Other than a big population, which hasn’t really shown that much interest in our game, I don’t see too many areas in which Newcastle betters Barrow, where the amateur set-up is strong, there is a long history of the sport being played at professional level and the club has established itself within the community, particularly during the pandemic.
For whatever reason, Cumbria, with such a rich Rugby League heritage, has been left to wither while far more effort seems to have been put into attempts at expansion, which never seemed very likely to succeed.
The panel that ruled on the applications of Newcastle, Barrow, Doncaster, Rochdale and Workington referred to the main ‘determining criteria’ as enhancing the commercial value of the competition, delivering value to other members, being competitive on the pitch, being sustainable and contributing to achieving the sport’s ‘broader goals’.
I won’t devote too much space to the eagerly awaited announcement on the 12th Super League club for 2021 because it will be a major topic for discussion next week, by which time we’ll know the outcome.
I’ve no beef with the Bulls’ fans, who have shown incredibly loyalty and are innocent victims of the club’s well-documented slide, but even some of them are saying there are other more deserving candidates
If it is Bradford who are chosen, given the criteria already outlined, it’s going to take a very good spin doctor to convince the wider public that it is justifiable.
Good to see Giants snap up Joe
I’ve always liked Joe Greenwood as a player, so I was pleased to see Ian Watson flex some of the financial muscle provided by Ken Davy to bring him to Huddersfield on a two-year contract.
These are encouraging times for the claret and gold faithful, with Australian halfback Jack Cogger also coming over from Canterbury-Bankstown, and I think we’ll all be interested to see how things develop at the Giants.
Greenwood looked a cracking forward when he was at St Helens, and certainly deserved his chance in the NRL with Gold Coast.
He came back to Wigan and helped them win the Grand Final in 2018, but since then he seems to have been treading water.
When he went on loan to Leeds earlier this year, I really wanted him to show his talent and earn a permanent deal, but the move was scuppered by the pandemic.

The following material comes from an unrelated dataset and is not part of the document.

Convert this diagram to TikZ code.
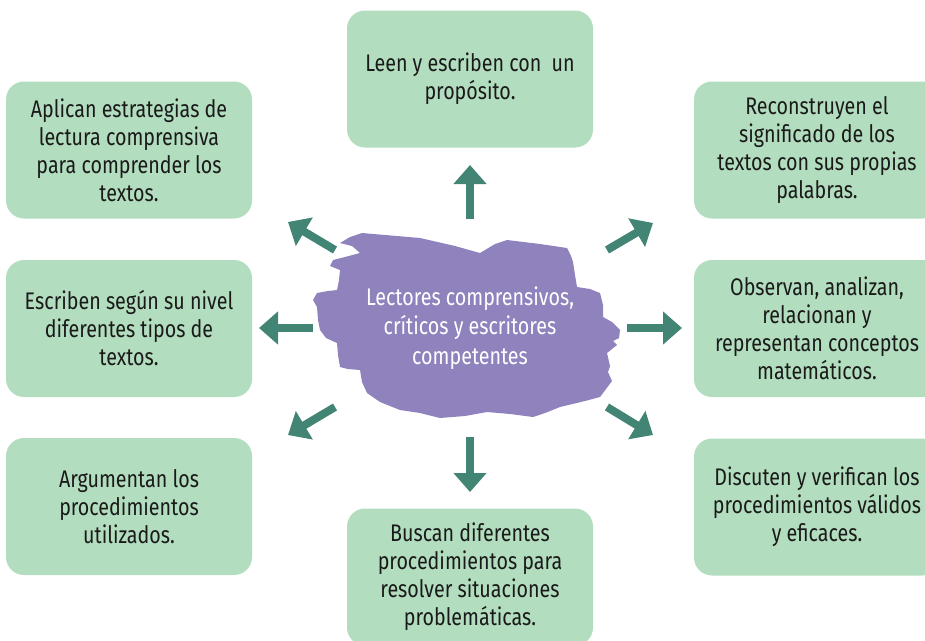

The return of John Bateman meant he was down the pecking order at Wigan, so moving to the John Smith’s provides a great opportunity to work under an excellent coach.
Joe has the ability to be one of the best second rows in Super League, and hopefully he will get firmly back on track.
Two sad losses
We’ve lost a couple of the game’s great characters in Geoff Pryce and Ged Stokes, both taken far too soon.
Geoff, from such a renowned Rugby League family, was a top bloke who was great company off the pitch and a real competitor on it for York.
He was a really powerful winger who never took a backward step, but he was also a fair player who was well respected by opponents.
And it wasn’t just his tries, but the way he played the game with a smile on his face, and his approachability off the pitch, which made him such a fans’ favourite at York.
Ged was a teak-tough Kiwi who was a good enough prop to make the New Zealand team before turning to coaching.
He was a bit of a throwback in that he enjoyed a pint or two, and he could be fairly feisty, but he was also fair-minded.
The fact that he was so well liked by fans of rival clubs Workington and Whitehaven, both of whom he coached, is a mark of the man.
Plans for my golf day in aid of Rob Burrow and the fight against MND are well under way, and I’d like to appeal to clubs, their sponsors and any businesses or individuals to donate prizes for auction.
There are also a few team places left for the event at Normanton Golf Club on Monday, May 17.